→ **DATA BLOCK**
****
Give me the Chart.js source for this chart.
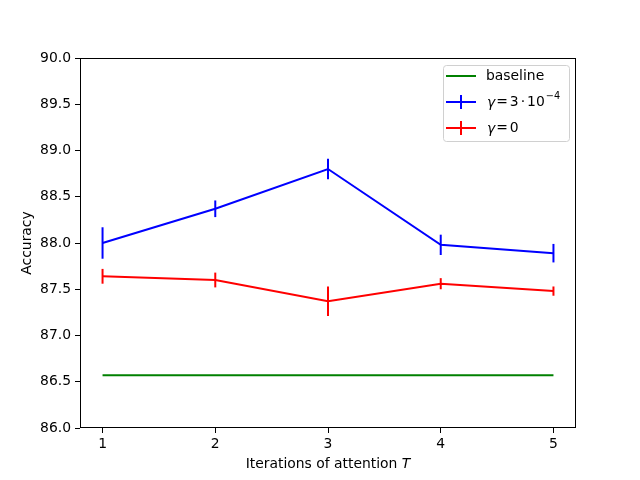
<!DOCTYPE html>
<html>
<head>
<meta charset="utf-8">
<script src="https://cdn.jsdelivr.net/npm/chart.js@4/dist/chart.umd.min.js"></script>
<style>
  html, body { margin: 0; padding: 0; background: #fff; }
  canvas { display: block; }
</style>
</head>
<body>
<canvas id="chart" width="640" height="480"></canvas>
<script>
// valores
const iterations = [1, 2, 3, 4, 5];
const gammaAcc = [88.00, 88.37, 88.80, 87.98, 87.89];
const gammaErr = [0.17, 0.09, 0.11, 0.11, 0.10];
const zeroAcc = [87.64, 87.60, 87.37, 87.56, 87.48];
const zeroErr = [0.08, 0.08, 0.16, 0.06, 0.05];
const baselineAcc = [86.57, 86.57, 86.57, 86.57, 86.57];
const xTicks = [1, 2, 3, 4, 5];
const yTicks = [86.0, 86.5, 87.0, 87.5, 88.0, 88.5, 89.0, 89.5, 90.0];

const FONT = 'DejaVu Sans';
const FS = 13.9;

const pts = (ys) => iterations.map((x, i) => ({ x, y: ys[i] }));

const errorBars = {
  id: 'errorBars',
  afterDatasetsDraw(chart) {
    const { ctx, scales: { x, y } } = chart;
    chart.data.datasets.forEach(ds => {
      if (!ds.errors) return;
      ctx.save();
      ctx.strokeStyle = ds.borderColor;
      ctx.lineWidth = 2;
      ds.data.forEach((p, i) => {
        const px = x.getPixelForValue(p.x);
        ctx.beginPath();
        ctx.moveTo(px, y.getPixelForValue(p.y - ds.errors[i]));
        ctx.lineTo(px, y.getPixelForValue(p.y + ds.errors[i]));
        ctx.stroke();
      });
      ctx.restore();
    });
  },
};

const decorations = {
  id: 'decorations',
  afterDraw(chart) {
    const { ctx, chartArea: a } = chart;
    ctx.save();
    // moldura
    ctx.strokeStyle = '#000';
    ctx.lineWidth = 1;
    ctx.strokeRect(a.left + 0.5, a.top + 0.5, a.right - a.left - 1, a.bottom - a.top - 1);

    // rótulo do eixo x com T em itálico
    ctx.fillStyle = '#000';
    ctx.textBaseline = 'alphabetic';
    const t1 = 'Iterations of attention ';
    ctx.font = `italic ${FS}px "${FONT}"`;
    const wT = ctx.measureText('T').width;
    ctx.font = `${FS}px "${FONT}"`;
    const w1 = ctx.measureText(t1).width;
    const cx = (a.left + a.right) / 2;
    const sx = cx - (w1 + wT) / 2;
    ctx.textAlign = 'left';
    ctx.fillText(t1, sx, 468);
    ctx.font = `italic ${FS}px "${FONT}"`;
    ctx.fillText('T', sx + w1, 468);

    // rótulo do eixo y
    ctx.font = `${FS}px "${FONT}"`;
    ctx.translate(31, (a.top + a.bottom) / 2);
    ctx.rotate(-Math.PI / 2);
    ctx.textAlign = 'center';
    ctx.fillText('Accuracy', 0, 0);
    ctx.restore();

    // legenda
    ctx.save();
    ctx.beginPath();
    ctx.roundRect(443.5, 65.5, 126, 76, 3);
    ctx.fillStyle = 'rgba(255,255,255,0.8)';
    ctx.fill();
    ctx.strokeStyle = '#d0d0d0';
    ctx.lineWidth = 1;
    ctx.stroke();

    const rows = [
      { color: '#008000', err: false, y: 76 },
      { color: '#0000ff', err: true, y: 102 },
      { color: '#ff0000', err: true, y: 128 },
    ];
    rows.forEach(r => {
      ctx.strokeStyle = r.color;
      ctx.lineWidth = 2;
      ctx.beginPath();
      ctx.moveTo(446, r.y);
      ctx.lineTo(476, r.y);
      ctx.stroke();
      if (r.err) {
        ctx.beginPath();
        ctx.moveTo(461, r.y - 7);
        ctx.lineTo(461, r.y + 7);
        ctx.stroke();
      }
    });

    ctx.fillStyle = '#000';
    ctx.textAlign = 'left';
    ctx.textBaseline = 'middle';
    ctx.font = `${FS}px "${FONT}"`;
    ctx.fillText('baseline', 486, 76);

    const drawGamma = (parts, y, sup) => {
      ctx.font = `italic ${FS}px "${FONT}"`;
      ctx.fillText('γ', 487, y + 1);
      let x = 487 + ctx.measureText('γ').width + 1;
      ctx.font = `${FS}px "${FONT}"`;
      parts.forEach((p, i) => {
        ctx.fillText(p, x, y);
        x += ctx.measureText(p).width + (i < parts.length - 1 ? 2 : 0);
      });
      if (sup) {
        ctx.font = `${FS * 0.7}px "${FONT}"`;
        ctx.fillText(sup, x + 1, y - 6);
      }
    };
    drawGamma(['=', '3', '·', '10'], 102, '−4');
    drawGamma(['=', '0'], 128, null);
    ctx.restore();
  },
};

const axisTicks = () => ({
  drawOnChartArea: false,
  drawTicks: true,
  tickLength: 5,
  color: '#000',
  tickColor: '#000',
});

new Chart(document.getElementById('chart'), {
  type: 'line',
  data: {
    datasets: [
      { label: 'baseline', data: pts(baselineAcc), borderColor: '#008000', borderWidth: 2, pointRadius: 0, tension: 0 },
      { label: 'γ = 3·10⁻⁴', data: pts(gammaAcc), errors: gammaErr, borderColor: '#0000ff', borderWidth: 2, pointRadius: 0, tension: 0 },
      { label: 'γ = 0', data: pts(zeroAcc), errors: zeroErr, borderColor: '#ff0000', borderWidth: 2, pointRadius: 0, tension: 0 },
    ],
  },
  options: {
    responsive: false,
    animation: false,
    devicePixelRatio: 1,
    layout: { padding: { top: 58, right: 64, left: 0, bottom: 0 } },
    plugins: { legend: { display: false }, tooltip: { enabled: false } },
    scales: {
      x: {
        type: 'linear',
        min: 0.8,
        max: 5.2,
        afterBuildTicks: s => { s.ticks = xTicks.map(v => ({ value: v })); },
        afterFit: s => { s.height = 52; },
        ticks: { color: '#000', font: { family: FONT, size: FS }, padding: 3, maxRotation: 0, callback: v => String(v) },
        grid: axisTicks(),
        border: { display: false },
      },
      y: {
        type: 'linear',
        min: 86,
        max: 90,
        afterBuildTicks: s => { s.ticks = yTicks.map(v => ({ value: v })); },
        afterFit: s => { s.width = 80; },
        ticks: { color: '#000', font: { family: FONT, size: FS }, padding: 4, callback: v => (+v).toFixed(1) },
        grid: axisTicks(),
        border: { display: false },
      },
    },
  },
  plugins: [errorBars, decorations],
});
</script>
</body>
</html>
****
→ **YOUR OBJECTIVE**
Without the pictures, write out all of the material exactly.

→ **FINAL RESULT**
Give me the Chart.js source for this chart.
<!DOCTYPE html>
<html>
<head>
<meta charset="utf-8">
<script src="https://cdn.jsdelivr.net/npm/chart.js@4/dist/chart.umd.min.js"></script>
<style>
  html, body { margin: 0; padding: 0; background: #fff; }
  canvas { display: block; }
</style>
</head>
<body>
<canvas id="chart" width="640" height="480"></canvas>
<script>
// valores
const iterations = [1, 2, 3, 4, 5];
const gammaAcc = [88.00, 88.37, 88.80, 87.98, 87.89];
const gammaErr = [0.17, 0.09, 0.11, 0.11, 0.10];
const zeroAcc = [87.64, 87.60, 87.37, 87.56, 87.48];
const zeroErr = [0.08, 0.08, 0.16, 0.06, 0.05];
const baselineAcc = [86.57, 86.57, 86.57, 86.57, 86.57];
const xTicks = [1, 2, 3, 4, 5];
const yTicks = [86.0, 86.5, 87.0, 87.5, 88.0, 88.5, 89.0, 89.5, 90.0];

const FONT = 'DejaVu Sans';
const FS = 13.9;

const pts = (ys) => iterations.map((x, i) => ({ x, y: ys[i] }));

const errorBars = {
  id: 'errorBars',
  afterDatasetsDraw(chart) {
    const { ctx, scales: { x, y } } = chart;
    chart.data.datasets.forEach(ds => {
      if (!ds.errors) return;
      ctx.save();
      ctx.strokeStyle = ds.borderColor;
      ctx.lineWidth = 2;
      ds.data.forEach((p, i) => {
        const px = x.getPixelForValue(p.x);
        ctx.beginPath();
        ctx.moveTo(px, y.getPixelForValue(p.y - ds.errors[i]));
        ctx.lineTo(px, y.getPixelForValue(p.y + ds.errors[i]));
        ctx.stroke();
      });
      ctx.restore();
    });
  },
};

const decorations = {
  id: 'decorations',
  afterDraw(chart) {
    const { ctx, chartArea: a } = chart;
    ctx.save();
    // moldura
    ctx.strokeStyle = '#000';
    ctx.lineWidth = 1;
    ctx.strokeRect(a.left + 0.5, a.top + 0.5, a.right - a.left - 1, a.bottom - a.top - 1);

    // rótulo do eixo x com T em itálico
    ctx.fillStyle = '#000';
    ctx.textBaseline = 'alphabetic';
    const t1 = 'Iterations of attention ';
    ctx.font = `italic ${FS}px "${FONT}"`;
    const wT = ctx.measureText('T').width;
    ctx.font = `${FS}px "${FONT}"`;
    const w1 = ctx.measureText(t1).width;
    const cx = (a.left + a.right) / 2;
    const sx = cx - (w1 + wT) / 2;
    ctx.textAlign = 'left';
    ctx.fillText(t1, sx, 468);
    ctx.font = `italic ${FS}px "${FONT}"`;
    ctx.fillText('T', sx + w1, 468);

    // rótulo do eixo y
    ctx.font = `${FS}px "${FONT}"`;
    ctx.translate(31, (a.top + a.bottom) / 2);
    ctx.rotate(-Math.PI / 2);
    ctx.textAlign = 'center';
    ctx.fillText('Accuracy', 0, 0);
    ctx.restore();

    // legenda
    ctx.save();
    ctx.beginPath();
    ctx.roundRect(443.5, 65.5, 126, 76, 3);
    ctx.fillStyle = 'rgba(255,255,255,0.8)';
    ctx.fill();
    ctx.strokeStyle = '#d0d0d0';
    ctx.lineWidth = 1;
    ctx.stroke();

    const rows = [
      { color: '#008000', err: false, y: 76 },
      { color: '#0000ff', err: true, y: 102 },
      { color: '#ff0000', err: true, y: 128 },
    ];
    rows.forEach(r => {
      ctx.strokeStyle = r.color;
      ctx.lineWidth = 2;
      ctx.beginPath();
      ctx.moveTo(446, r.y);
      ctx.lineTo(476, r.y);
      ctx.stroke();
      if (r.err) {
        ctx.beginPath();
        ctx.moveTo(461, r.y - 7);
        ctx.lineTo(461, r.y + 7);
        ctx.stroke();
      }
    });

    ctx.fillStyle = '#000';
    ctx.textAlign = 'left';
    ctx.textBaseline = 'middle';
    ctx.font = `${FS}px "${FONT}"`;
    ctx.fillText('baseline', 486, 76);

    const drawGamma = (parts, y, sup) => {
      ctx.font = `italic ${FS}px "${FONT}"`;
      ctx.fillText('γ', 487, y + 1);
      let x = 487 + ctx.measureText('γ').width + 1;
      ctx.font = `${FS}px "${FONT}"`;
      parts.forEach((p, i) => {
        ctx.fillText(p, x, y);
        x += ctx.measureText(p).width + (i < parts.length - 1 ? 2 : 0);
      });
      if (sup) {
        ctx.font = `${FS * 0.7}px "${FONT}"`;
        ctx.fillText(sup, x + 1, y - 6);
      }
    };
    drawGamma(['=', '3', '·', '10'], 102, '−4');
    drawGamma(['=', '0'], 128, null);
    ctx.restore();
  },
};

const axisTicks = () => ({
  drawOnChartArea: false,
  drawTicks: true,
  tickLength: 5,
  color: '#000',
  tickColor: '#000',
});

new Chart(document.getElementById('chart'), {
  type: 'line',
  data: {
    datasets: [
      { label: 'baseline', data: pts(baselineAcc), borderColor: '#008000', borderWidth: 2, pointRadius: 0, tension: 0 },
      { label: 'γ = 3·10⁻⁴', data: pts(gammaAcc), errors: gammaErr, borderColor: '#0000ff', borderWidth: 2, pointRadius: 0, tension: 0 },
      { label: 'γ = 0', data: pts(zeroAcc), errors: zeroErr, borderColor: '#ff0000', borderWidth: 2, pointRadius: 0, tension: 0 },
    ],
  },
  options: {
    responsive: false,
    animation: false,
    devicePixelRatio: 1,
    layout: { padding: { top: 58, right: 64, left: 0, bottom: 0 } },
    plugins: { legend: { display: false }, tooltip: { enabled: false } },
    scales: {
      x: {
        type: 'linear',
        min: 0.8,
        max: 5.2,
        afterBuildTicks: s => { s.ticks = xTicks.map(v => ({ value: v })); },
        afterFit: s => { s.height = 52; },
        ticks: { color: '#000', font: { family: FONT, size: FS }, padding: 3, maxRotation: 0, callback: v => String(v) },
        grid: axisTicks(),
        border: { display: false },
      },
      y: {
        type: 'linear',
        min: 86,
        max: 90,
        afterBuildTicks: s => { s.ticks = yTicks.map(v => ({ value: v })); },
        afterFit: s => { s.width = 80; },
        ticks: { color: '#000', font: { family: FONT, size: FS }, padding: 4, callback: v => (+v).toFixed(1) },
        grid: axisTicks(),
        border: { display: false },
      },
    },
  },
  plugins: [errorBars, decorations],
});
</script>
</body>
</html>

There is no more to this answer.